-- Start RECORDS SUPPLIED --
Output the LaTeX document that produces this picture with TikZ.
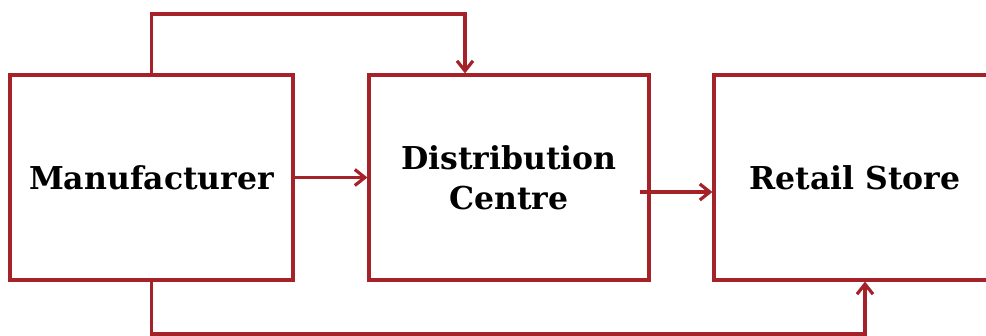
\documentclass[tikz,border=0pt]{standalone}
\usepackage{fontspec}
\setmainfont{DejaVu Serif}
\usetikzlibrary{arrows.meta}
\definecolor{boxred}{RGB}{165,35,40}
\begin{document}
\begin{tikzpicture}[x=1pt,y=-1pt,
  blk/.style={draw=boxred, line width=3.2pt, minimum height=205pt, inner sep=0pt,
    align=center, font=\fontsize{31.5}{40}\selectfont\bfseries},
  arr/.style={draw=boxred, line width=3.2pt, -{Straight Barb[length=10pt,width=16pt]}}]
\useasboundingbox (0,0) rectangle (986,336);
\clip (0,0) rectangle (986,336);
\node[blk, minimum width=283pt] (M) at (151.5,177.5) {Manufacturer};
\node[blk, minimum width=280pt] (D) at (509,177.5) {Distribution\\Centre};
\node[blk, minimum width=282pt] (R) at (855,177.5) {Retail Store};
\coordinate (t1) at (465,14);
\coordinate (a2) at (640,192);
\coordinate (b1) at (865,334);
\draw[arr] (M.north) |- (t1) -- (t1 |- D.north);
\draw[arr] (M.east) -- (D.west);
\draw[arr] (a2) -- (a2 -| R.west);
\draw[arr] (M.south) |- (b1) -- (b1 |- R.south);
\end{tikzpicture}
\end{document}
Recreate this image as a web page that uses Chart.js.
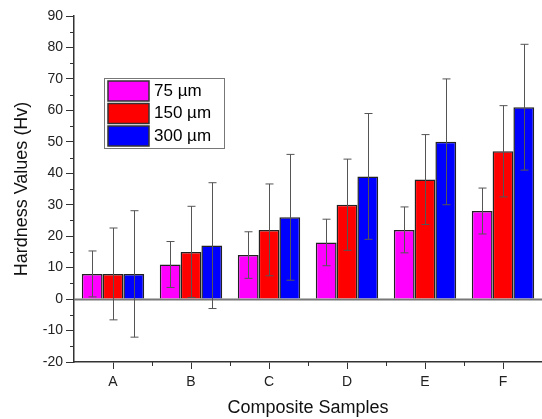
-- End RECORDS SUPPLIED --
SHORT PROBLEM: Print each of the records above exactly as written, leaving no picture in the copy.

EXERCISE SOLUTION:
Output the LaTeX document that produces this picture with TikZ.
\documentclass[tikz,border=0pt]{standalone}
\usepackage{fontspec}
\setmainfont{DejaVu Serif}
\usetikzlibrary{arrows.meta}
\definecolor{boxred}{RGB}{165,35,40}
\begin{document}
\begin{tikzpicture}[x=1pt,y=-1pt,
  blk/.style={draw=boxred, line width=3.2pt, minimum height=205pt, inner sep=0pt,
    align=center, font=\fontsize{31.5}{40}\selectfont\bfseries},
  arr/.style={draw=boxred, line width=3.2pt, -{Straight Barb[length=10pt,width=16pt]}}]
\useasboundingbox (0,0) rectangle (986,336);
\clip (0,0) rectangle (986,336);
\node[blk, minimum width=283pt] (M) at (151.5,177.5) {Manufacturer};
\node[blk, minimum width=280pt] (D) at (509,177.5) {Distribution\\Centre};
\node[blk, minimum width=282pt] (R) at (855,177.5) {Retail Store};
\coordinate (t1) at (465,14);
\coordinate (a2) at (640,192);
\coordinate (b1) at (865,334);
\draw[arr] (M.north) |- (t1) -- (t1 |- D.north);
\draw[arr] (M.east) -- (D.west);
\draw[arr] (a2) -- (a2 -| R.west);
\draw[arr] (M.south) |- (b1) -- (b1 |- R.south);
\end{tikzpicture}
\end{document}
Recreate this image as a web page that uses Chart.js.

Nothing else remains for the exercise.